++++ GIVEN DATA

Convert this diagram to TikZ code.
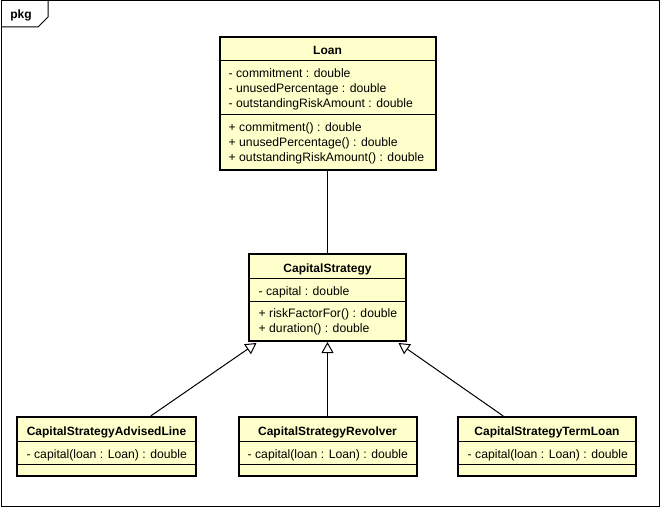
\documentclass[tikz,border=0pt]{standalone}
\usepackage{fontspec}
\setmainfont{Liberation Sans}
\usetikzlibrary{arrows.meta}
\definecolor{classfill}{HTML}{FFFFCC}
\begin{document}
\begin{tikzpicture}[x=1pt,y=-1pt,
  classbox/.style={draw=black, line width=2pt, fill=classfill, inner sep=0pt},
  compline/.style={line width=1pt},
  classname/.style={font=\bfseries\fontsize{12}{14}\selectfont, anchor=base, inner sep=0pt},
  member/.style={font=\fontsize{12.2}{14}\selectfont, anchor=base west, inner sep=0pt},
  assoc/.style={line width=1pt},
  generalization/.style={line width=1pt, -{Triangle[open, length=11pt, width=12pt, line width=1pt]}},
  framebox/.style={line width=1pt}
]
\useasboundingbox (0,0) rectangle (663,510);
\fill[white] (0,0) rectangle (663,510);

% package frame with its name tab
\draw[framebox] (1,1) rectangle (659,506);
\draw[framebox] (1,27) -- (38,27) -- (48,17) -- (48,1);
\node[classname] (pkg) at (21,19) {pkg};

% Loan
\node[classbox, minimum width=216pt, minimum height=133pt] (loan) at (327.5,103.5) {};
\draw[compline] ([yshift=-25pt]loan.north west) -- ([yshift=-25pt]loan.north east);
\draw[compline] ([yshift=-78.5pt]loan.north west) -- ([yshift=-78.5pt]loan.north east);
\node[classname] (loanname) at (327.5,54.5) {Loan};
\node[member] (loana1) at (228.5,77.5) {- commitment : double};
\node[member] (loana2) at (228.5,92.5) {- unusedPercentage : double};
\node[member] (loana3) at (228.5,107.5) {- outstandingRiskAmount : double};
\node[member] (loano1) at (228.5,131.5) {+ commitment() : double};
\node[member] (loano2) at (228.5,146.5) {+ unusedPercentage() : double};
\node[member] (loano3) at (228.5,161.5) {+ outstandingRiskAmount() : double};

% CapitalStrategy
\node[classbox, minimum width=157pt, minimum height=87pt] (cs) at (327.5,297.5) {};
\draw[compline] ([yshift=-26pt]cs.north west) -- ([yshift=-26pt]cs.north east);
\draw[compline] ([yshift=-48pt]cs.north west) -- ([yshift=-48pt]cs.north east);
\node[classname] (csname) at (327.5,272.5) {CapitalStrategy};
\node[member] (csa1) at (258.5,295.5) {- capital : double};
\node[member] (cso1) at (258.5,317.5) {+ riskFactorFor() : double};
\node[member] (cso2) at (258.5,332.5) {+ duration() : double};

% subclasses
\node[classbox, minimum width=179pt, minimum height=59pt] (adv) at (106.5,446.5) {};
\node[classbox, minimum width=178pt, minimum height=59pt] (rev) at (327.5,446.5) {};
\node[classbox, minimum width=178pt, minimum height=59pt] (term) at (547,446.5) {};
\foreach \c in {adv,rev,term}{
  \draw[compline] ([yshift=-25pt]\c.north west) -- ([yshift=-25pt]\c.north east);
  \draw[compline] ([yshift=-48pt]\c.north west) -- ([yshift=-48pt]\c.north east);
}
\node[classname] (advname) at (106.5,435.5) {CapitalStrategyAdvisedLine};
\node[member] (adva1) at (26.5,458.5) {- capital(loan : Loan) : double};
\node[classname] (revname) at (327.5,435.5) {CapitalStrategyRevolver};
\node[member] (reva1) at (247.5,458.5) {- capital(loan : Loan) : double};
\node[classname] (termname) at (547,435.5) {CapitalStrategyTermLoan};
\node[member] (terma1) at (467.5,458.5) {- capital(loan : Loan) : double};

% relations
\draw[assoc] (loan) -- (cs);
\draw[generalization] (adv) -- ([xshift=-71pt,yshift=-1pt]cs.south);
\draw[generalization] (rev) -- (cs);
\draw[generalization] (term) -- ([xshift=71pt,yshift=-1pt]cs.south);
\end{tikzpicture}
\end{document}
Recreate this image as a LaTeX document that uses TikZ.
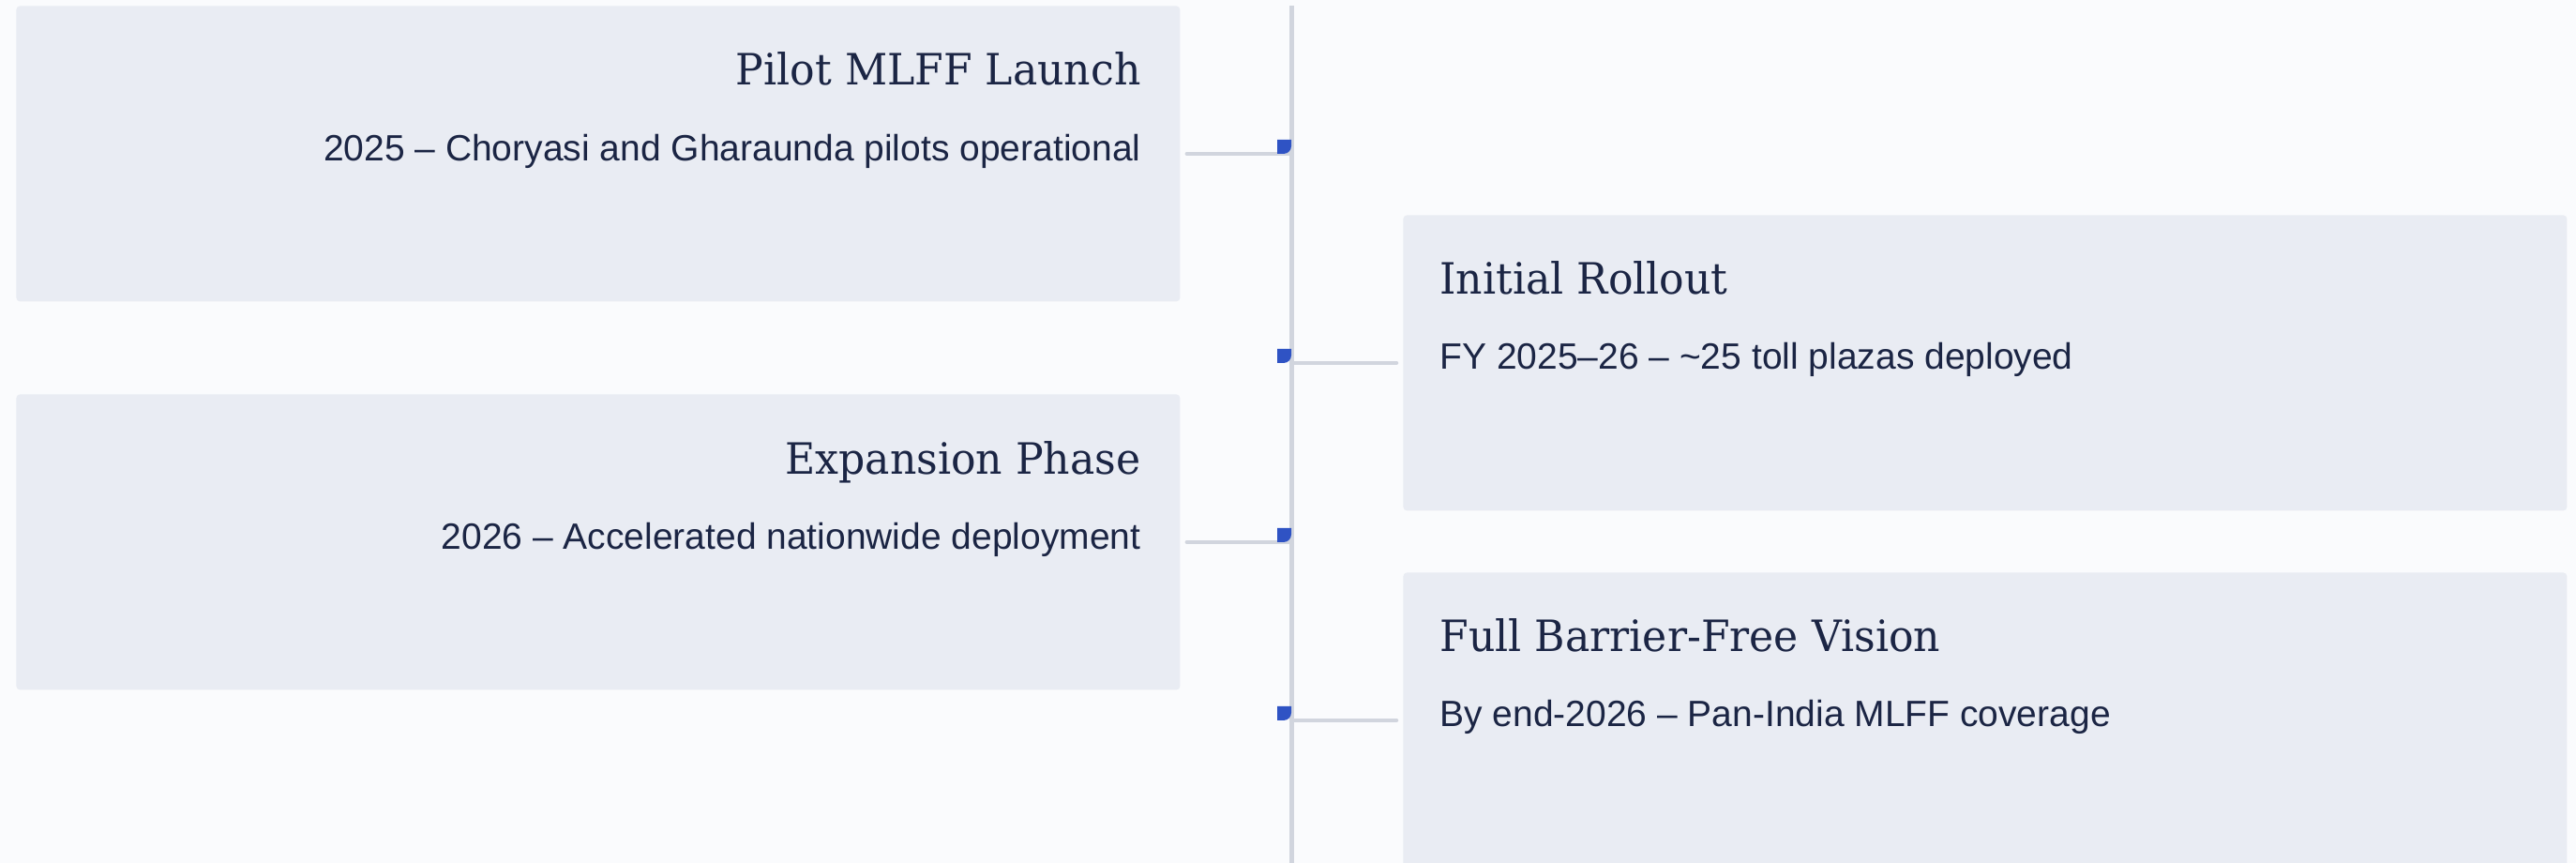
\documentclass[tikz,border=0pt]{standalone}
\usepackage{fontspec}
\setmainfont{Liberation Sans}
\newfontfamily\slabfont[FakeStretch=0.96]{DejaVu Serif}
\definecolor{color_tl_bg}{HTML}{FAFBFD}
\definecolor{color_tl_box}{HTML}{E9ECF3}
\definecolor{color_tl_line}{HTML}{D1D5DE}
\definecolor{color_tl_text}{HTML}{1B2544}
\definecolor{color_tl_marker}{HTML}{2F53C4}
\def\tlboxwidth{620.5pt}
\def\tlboxheight{157.5pt}
\def\tlcornerradius{2pt}
\tikzset{
  tl_box/.style={fill=color_tl_box, rounded corners=\tlcornerradius, inner sep=0pt,
    minimum width=\tlboxwidth, minimum height=\tlboxheight},
  tl_title/.style={inner sep=0pt, text=color_tl_text, font=\slabfont\fontsize{23}{28}\selectfont},
  tl_text/.style={inner sep=0pt, text=color_tl_text, font=\fontsize{19.5}{24}\selectfont},
  tl_link/.style={draw=color_tl_line, line width=2.25pt, line cap=round},
  tl_spine/.style={draw=color_tl_line, line width=2.5pt},
}
\begin{document}
\begin{tikzpicture}[x=0.5pt,y=-0.5pt]
    \useasboundingbox (0,0) rectangle (2747,920);
    \fill[color_tl_bg] (0,0) rectangle (2747,920);
    % spine
    \coordinate (spine_top) at (1377,6);
    \coordinate (spine_bot) at (1377,920);
    \draw[tl_spine] (spine_top) -- (spine_bot);
    % phase boxes
    \node[tl_box, anchor=north west] (pilot) at (17,6) {};
    \node[tl_box, anchor=north west] (rollout) at (1496,229) {};
    \node[tl_box, anchor=north west] (expansion) at (17,420) {};
    \node[tl_box, anchor=north west] (vision) at (1496,610) {};
    % junctions on the spine, level with the box centres
    \coordinate (j1) at (pilot.east -| spine_top);
    \coordinate (j2) at (rollout.west -| spine_top);
    \coordinate (j3) at (expansion.east -| spine_top);
    \coordinate (j4) at (vision.west -| spine_top);
    % left side: right aligned text
    \node[tl_title, anchor=base east] (pilot_title) at (1217,91) {Pilot MLFF Launch};
    \node[tl_text, anchor=base east] (pilot_text) at (1217,171) {2025 – Choryasi and Gharaunda pilots operational};
    \node[tl_title, anchor=base east] (expansion_title) at (1217,505) {Expansion Phase};
    \node[tl_text, anchor=base east] (expansion_text) at (1217,585) {2026 – Accelerated nationwide deployment};
    % right side
    \node[tl_title, anchor=base west] (rollout_title) at (1535,313) {Initial Rollout};
    \node[tl_text, anchor=base west] (rollout_text) at (1535,393) {FY 2025–26 – \textasciitilde25 toll plazas deployed};
    \node[tl_title, anchor=base west] (vision_title) at (1535,694) {Full Barrier-Free Vision};
    \node[tl_text, anchor=base west] (vision_text) at (1535,774) {By end-2026 – Pan-India MLFF coverage};
    % connectors to the spine
    \draw[tl_link] ([xshift=3.5pt]pilot.east) -- (j1);
    \draw[tl_link] (j2) -- ([xshift=-3.5pt]rollout.west);
    \draw[tl_link] ([xshift=3.5pt]expansion.east) -- (j3);
    \draw[tl_link] (j4) -- ([xshift=-3.5pt]vision.west);
    % markers: square with one round corner, sitting above left of each junction
    \foreach \j in {j1,j2,j3,j4}
        \fill[color_tl_marker] (\j) ++(-15,-15) -- ++(15,0) -- ++(0,7) arc (0:90:8) -- ++(-7,0) -- cycle;
\end{tikzpicture}
\end{document}
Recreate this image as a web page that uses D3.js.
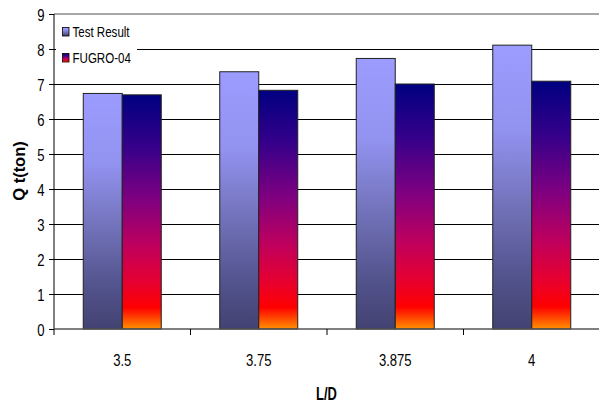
<!DOCTYPE html>
<html><head><meta charset="utf-8">
<script src="https://cdn.jsdelivr.net/npm/d3@7"></script>
<style>
html,body{margin:0;padding:0;background:#fff;}
svg{display:block;}
text{font-family:"Liberation Sans",Arial,sans-serif;fill:#000;}
</style></head>
<body>
<svg id="chart" width="599" height="403"></svg>
<script>
const categories = ["3.5", "3.75", "3.875", "4"];
const seriesNames = ["Test Result", "FUGRO-04"];
const testResult = [6.73, 7.35, 7.73, 8.11];
const fugro04 = [6.69, 6.82, 7.00, 7.08];
const yTicks = [0, 1, 2, 3, 4, 5, 6, 7, 8, 9];

(function () {
const svg = d3.select("#chart");
const pL = 54, pR = 600, pT = 14, pB = 329;
const sx = 0.77;

const x = d3.scaleBand().domain(categories).range([pL, pR]).paddingInner(0).paddingOuter(0);
const x1 = d3.scaleBand().domain(seriesNames).range([0, x.bandwidth()]).paddingInner(0).paddingOuter(0.75);
const y = d3.scaleLinear().domain([0, 9]).range([pB, pT]);

const defs = svg.append("defs");
function grad(id, stops) {
  const g = defs.append("linearGradient").attr("id", id).attr("x1", 0).attr("y1", 0).attr("x2", 0).attr("y2", 1);
  stops.forEach(s => g.append("stop").attr("offset", s[0]).attr("stop-color", s[1]));
}
grad("gTest", [[0, "#9c9cff"], [0.3, "#9292f0"], [0.55, "#7474bd"], [0.8, "#555590"], [1, "#424272"]]);
grad("gFugro", [[0, "#000080"], [0.22, "#35008a"], [0.45, "#800080"], [0.65, "#c0005c"], [0.8, "#e60030"], [0.91, "#ff0000"], [1, "#ff9000"]]);
const fills = {"Test Result": "url(#gTest)", "FUGRO-04": "url(#gFugro)"};

// gridlines
svg.append("g").selectAll("line").data(yTicks.filter(t => t > 0 && t < 9)).join("line")
  .attr("x1", pL).attr("x2", pR).attr("y1", d => y(d)).attr("y2", d => y(d))
  .attr("stroke", "#000").attr("stroke-width", 1).attr("shape-rendering", "crispEdges");
// top border
svg.append("line").attr("x1", pL).attr("x2", pR).attr("y1", y(9)).attr("y2", y(9))
  .attr("stroke", "#8a8a8a").attr("stroke-width", 1.5);

// bars
const groups = svg.append("g").selectAll("g").data(categories).join("g")
  .attr("transform", d => `translate(${x(d)},0)`);
groups.selectAll("rect").data((d, i) => [
  {s: "Test Result", v: testResult[i]},
  {s: "FUGRO-04", v: fugro04[i]}
]).join("rect")
  .attr("x", d => x1(d.s)).attr("width", x1.bandwidth())
  .attr("y", d => y(d.v)).attr("height", d => y(0) - y(d.v))
  .attr("fill", d => fills[d.s]).attr("stroke", "#222").attr("stroke-width", 1);

// legend
const lg = svg.append("g");
lg.append("rect").attr("x", 56).attr("y", 20).attr("width", 81).attr("height", 50).attr("fill", "#fff");
seriesNames.forEach((s, i) => {
  const yy = 27.5 + i * 26;
  lg.append("rect").attr("x", 62.5).attr("y", yy).attr("width", 6.5).attr("height", 8.5)
    .attr("fill", fills[s]).attr("stroke", "#000").attr("stroke-width", 0.8);
  lg.append("text").attr("transform", `translate(72.5,${36.7 + i * 26}) scale(${sx},1)`)
    .attr("font-size", 15).text(s);
});

// y axis
const yAxis = svg.append("g").attr("transform", `translate(${pL},0)`)
  .call(d3.axisLeft(y).tickValues(yTicks).tickSize(5).tickFormat(d3.format("d")));
yAxis.select(".domain").attr("stroke", "#000").attr("d", `M0,${pT}V${pB}`);
yAxis.selectAll(".tick line").attr("stroke", "#000");
yAxis.selectAll(".tick text").remove();
yAxis.selectAll(".tick").append("text")
  .attr("transform", `translate(-9.5,0) scale(${sx},1)`)
  .attr("text-anchor", "end").attr("dy", "0.36em").attr("font-size", 17)
  .attr("fill", "#000").text(d => d);

// x axis
svg.append("line").attr("x1", pL).attr("x2", pR).attr("y1", pB).attr("y2", pB)
  .attr("stroke", "#555").attr("stroke-width", 1.5);
const bounds = categories.map(c => x(c)).concat([x(categories[categories.length - 1]) + x.bandwidth()]);
svg.append("g").selectAll("line").data(bounds).join("line")
  .attr("x1", d => d).attr("x2", d => d).attr("y1", pB).attr("y2", pB + 6)
  .attr("stroke", "#000");
svg.append("g").selectAll("text").data(categories).join("text")
  .attr("transform", d => `translate(${x(d) + x.bandwidth() / 2},365.5) scale(${sx},1)`)
  .attr("text-anchor", "middle").attr("font-size", 17).text(d => d);

// axis titles
svg.append("text").attr("transform", `translate(326.5,400) scale(0.72,1)`)
  .attr("text-anchor", "middle").attr("font-size", 18).attr("font-weight", "bold").text("L/D");
svg.append("text").attr("transform", `translate(25,171) rotate(-90)`)
  .attr("text-anchor", "middle").attr("font-size", 16.5).attr("font-weight", "bold").text("Q t(ton)");
})();
</script>
</body></html>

++++++++

EXERCISE REQUIREMENTS: Restate exactly, please, only the lines between the start of the data and the line containing "(pkg) at (21,19)", both ends included, skipping the pictures.

RESPONSE TO THE EXERCISE:
Convert this diagram to TikZ code.
\documentclass[tikz,border=0pt]{standalone}
\usepackage{fontspec}
\setmainfont{Liberation Sans}
\usetikzlibrary{arrows.meta}
\definecolor{classfill}{HTML}{FFFFCC}
\begin{document}
\begin{tikzpicture}[x=1pt,y=-1pt,
  classbox/.style={draw=black, line width=2pt, fill=classfill, inner sep=0pt},
  compline/.style={line width=1pt},
  classname/.style={font=\bfseries\fontsize{12}{14}\selectfont, anchor=base, inner sep=0pt},
  member/.style={font=\fontsize{12.2}{14}\selectfont, anchor=base west, inner sep=0pt},
  assoc/.style={line width=1pt},
  generalization/.style={line width=1pt, -{Triangle[open, length=11pt, width=12pt, line width=1pt]}},
  framebox/.style={line width=1pt}
]
\useasboundingbox (0,0) rectangle (663,510);
\fill[white] (0,0) rectangle (663,510);

% package frame with its name tab
\draw[framebox] (1,1) rectangle (659,506);
\draw[framebox] (1,27) -- (38,27) -- (48,17) -- (48,1);
\node[classname] (pkg) at (21,19) {pkg};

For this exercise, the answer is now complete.